Entries excluded by the Phase 1 include reconciliation entries, drawback claims, open protests, entries not in ACE or lacking liquidation status, and AD/CVD entries awaiting liquidation instructions. The CBP anticipates that it will take up to 45 days to review and liquidate validated entries after CAPE declaration acceptance. Other CAPE phases will expand functionality to handle more complex cases, including reconciliation and drawback entries, final liquidations, non-ABI entries, and advanced interest calculations.

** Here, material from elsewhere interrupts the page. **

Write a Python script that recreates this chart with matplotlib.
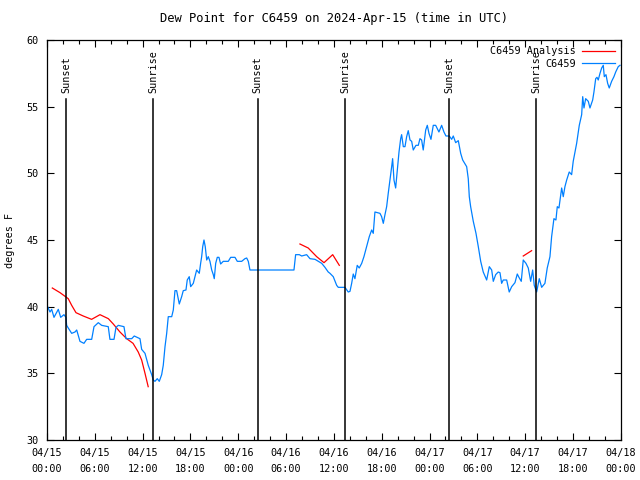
import numpy as np
import matplotlib
matplotlib.use('Agg')
import matplotlib.pyplot as plt
from matplotlib.ticker import MultipleLocator

plt.rcParams['font.family'] = 'DejaVu Sans Mono'
plt.rcParams['font.size'] = 7.3

# hours since 2024-04-15 00:00 UTC
obs_hours = [
    0.0, 0.38, 0.59, 0.88, 1.42, 1.72, 2.13, 2.38, 2.47, 2.67, 3.10, 3.51, 3.73, 4.14, 4.64,
    4.98, 5.61, 5.90, 6.44, 6.86, 7.69, 7.90, 8.41, 8.66, 8.95, 9.66, 9.91, 10.63, 10.95,
    11.67, 11.88, 12.30, 12.71, 13.14, 13.34, 13.55, 13.84, 14.09, 14.39, 14.59, 14.81,
    15.02, 15.22, 15.65, 15.85, 16.06, 16.27, 16.60, 16.90, 17.10, 17.44, 17.60, 17.85,
    18.03, 18.36, 18.78, 19.11, 19.28, 19.41, 19.54, 19.70, 19.86, 20.04, 20.24, 20.45,
    20.67, 20.87, 20.99, 21.17, 21.37, 21.58, 21.79, 22.12, 22.75, 23.05, 23.59, 23.88,
    24.43, 24.84, 25.06, 25.26, 25.47, 30.99, 31.20, 31.66, 31.96, 32.58, 33.00, 33.63,
    34.04, 34.47, 34.88, 35.29, 35.51, 35.92, 36.35, 36.55, 37.39, 37.80, 38.02, 38.23,
    38.43, 38.64, 38.93, 39.18, 39.49, 39.77, 40.11, 40.44, 40.74, 40.94, 41.15, 41.78,
    41.99, 42.20, 42.41, 42.62, 42.82, 43.04, 43.25, 43.37, 43.54, 43.75, 44.00, 44.17,
    44.38, 44.50, 44.71, 44.92, 45.13, 45.33, 45.55, 45.76, 45.96, 46.30, 46.59, 46.80,
    47.01, 47.21, 47.52, 47.72, 47.93, 48.18, 48.47, 48.77, 49.18, 49.52, 49.81, 50.06,
    50.48, 50.78, 50.98, 51.28, 51.61, 51.91, 52.16, 52.66, 52.86, 52.99, 53.16, 53.49,
    53.83, 54.12, 54.42, 54.74, 55.17, 55.50, 55.80, 56.00, 56.30, 56.62, 56.84, 57.05,
    57.25, 57.68, 58.00, 58.31, 58.72, 59.01, 59.22, 59.51, 59.76, 60.10, 60.39, 60.69,
    60.94, 61.14, 61.44, 61.77, 62.07, 62.48, 62.77, 63.11, 63.32, 63.61, 63.86, 64.03,
    64.24, 64.58, 64.78, 64.99, 65.21, 65.53, 65.83, 66.03, 66.46, 66.79, 67.09, 67.22,
    67.38, 67.59, 67.92, 68.13, 68.47, 68.63, 68.85, 69.01, 69.17, 69.39, 69.60, 69.80,
    69.93, 70.14, 70.35, 70.55, 70.85, 71.14, 71.36, 71.68, 71.90,
]
obs_dewpt = [
    40.1, 39.6, 39.8, 39.2, 39.8, 39.2, 39.4, 39.2, 38.6, 38.4, 38.0, 38.1, 38.25, 37.4, 37.25,
    37.55, 37.55, 38.5, 38.8, 38.6, 38.5, 37.55, 37.55, 38.45, 38.6, 38.5, 37.6, 37.6, 37.8,
    37.6, 36.8, 36.5, 35.6, 34.9, 34.5, 34.4, 34.6, 34.4, 34.9, 35.6, 37.0,
    38.0, 39.25, 39.25, 39.75, 41.2, 41.2, 40.2, 40.75, 41.2, 41.25, 42.0, 42.25,
    41.5, 41.75, 42.75, 42.5, 43.25, 43.75, 44.5, 45.0, 44.5, 43.5, 43.75, 43.4,
    42.75, 42.4, 42.1, 43.25, 43.7, 43.7, 43.2, 43.4, 43.4, 43.7, 43.7, 43.4,
    43.4, 43.6, 43.65, 43.4, 42.75, 42.75, 43.9, 43.9, 43.8, 43.9, 43.6, 43.55,
    43.4, 43.25, 42.95, 42.6, 42.5, 42.25, 41.6, 41.45, 41.45, 41.1, 41.15, 41.75,
    42.45, 42.1, 43.1, 42.9, 43.25, 43.75, 44.5, 45.25, 45.75, 45.5, 47.1, 47.0,
    46.75, 46.25, 46.9, 47.5, 48.5, 49.5, 50.5, 51.1, 49.5, 48.9, 50.5, 51.6,
    52.6, 52.9, 52.0, 52.0, 52.75, 53.2, 52.5, 52.4, 51.75, 52.1, 52.1, 52.6,
    52.5, 51.75, 53.25, 53.6, 53.0, 52.55, 53.6, 53.6, 53.1, 53.6, 53.1, 52.8,
    52.8, 52.55, 52.8, 52.3, 52.45, 51.5, 51.0, 50.5, 49.6, 48.25, 47.5, 46.4,
    45.5, 44.5, 43.4, 42.6, 42.0, 43.0, 42.75, 41.9, 42.4, 42.6, 42.55, 41.75,
    42.0, 42.0, 41.1, 41.5, 41.8, 42.45, 42.2, 41.9, 43.5, 43.25, 42.9, 41.9,
    42.75, 41.6, 41.1, 42.1, 41.45, 41.75, 42.9, 43.75, 45.25, 46.6, 46.5, 47.5,
    47.4, 48.9, 48.25, 49.0, 49.5, 50.1, 49.9, 50.9, 52.25, 53.6, 54.4, 55.75,
    54.9, 55.6, 55.4, 54.9, 55.5, 56.1, 57.1, 57.2, 57.0, 57.5, 57.9, 58.1,
    57.25, 57.4, 56.75, 56.4, 56.9, 57.25, 57.6, 58.0, 58.1,
]

# analysis, gaps as NaN
ana_hours = [0.67, 1.64, 2.67, 3.1, 3.64, 4.55, 5.6, 6.65, 7.7, 8.32, 9.16, 10.0, 10.8, 11.45,
             11.88, 12.3, 12.7, 20.0,
             31.74, 32.78, 33.84, 34.76, 35.85, 36.68, 48.0,
             59.76, 60.81]
ana_dewpt = [41.4, 41.05, 40.6, 40.1, 39.55, 39.3, 39.05, 39.4, 39.1, 38.7, 38.1, 37.6, 37.25, 36.6,
             36.0, 35.0, 34.0, np.nan,
             44.7, 44.4, 43.75, 43.3, 43.9, 43.1, np.nan,
             43.8, 44.2]

sun_hours = [2.42, 13.34, 26.42, 37.43, 50.47, 61.4]
sun_labels = ['Sunset', 'Sunrise', 'Sunset', 'Sunrise', 'Sunset', 'Sunrise']

tick_hours = [0, 6, 12, 18, 24, 30, 36, 42, 48, 54, 60, 66, 72]
tick_labels = ['04/15\n00:00', '04/15\n06:00', '04/15\n12:00', '04/15\n18:00',
               '04/16\n00:00', '04/16\n06:00', '04/16\n12:00', '04/16\n18:00',
               '04/17\n00:00', '04/17\n06:00', '04/17\n12:00', '04/17\n18:00',
               '04/18\n00:00']

fig = plt.figure(figsize=(6.4, 4.8), dpi=100)
ax = fig.add_axes([0.0734, 0.0833, 0.8966, 0.8334])

ax.plot(ana_hours, ana_dewpt, color='#ff0000', linewidth=0.9, label='C6459 Analysis')
ax.plot(obs_hours, obs_dewpt, color='#0080ff', linewidth=0.9, label='C6459')

for h, lab in zip(sun_hours, sun_labels):
    ax.plot([h, h], [30, 55.6], color='black', linewidth=1.1)
    ax.text(h, 56.0, lab, rotation=90, ha='center', va='bottom')

ax.set_xlim(0, 72)
ax.set_ylim(30, 60)
ax.set_xticks(tick_hours)
ax.set_xticklabels(tick_labels, linespacing=1.7)
ax.xaxis.set_minor_locator(MultipleLocator(2))
ax.yaxis.set_major_locator(MultipleLocator(5))
ax.tick_params(which='both', direction='in', top=True, right=True, width=0.8)
ax.tick_params(which='major', length=5, pad=6)
ax.tick_params(which='minor', length=3)
for s in ax.spines.values():
    s.set_linewidth(0.9)

ax.set_ylabel('degrees F', va='center')
ax.yaxis.set_label_coords(-0.065, 0.5)
ax.set_title('Dew Point for C6459 on 2024-Apr-15 (time in UTC)', pad=13)

ax.legend(loc='upper right', frameon=False, markerfirst=False, handlelength=3.2,
          borderaxespad=0.2, labelspacing=0.25, handletextpad=0.6)

fig.savefig('out.png', dpi=100)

Businesses should take several preparatory steps for Phase 1, depending on their circumstances. Some steps to consider include segmenting IEEPA-affected entries into unliquidated, recently liquidated, and excluded or complex categories to plan submissions and determine which entries should be deferred to a later phase. Furthermore, compiling entry summaries, verifying ACE status, and checking for IEEPA Chapter 99 HTS codes to minimize validation errors is essential for preparing CAPE Declarations.
Conclusion
The CBP reported that the Claim Portal is about 85% complete, that around 80% of the liquidation/reliquidation functionality is complete, and that refund processing is at 75%. Given that the electronic refunds are mandatory for all IEEPA refunds, 26,664 importers of record have completed the setup, covering roughly 78% of affected entries and representing about USD 120 billion in principal.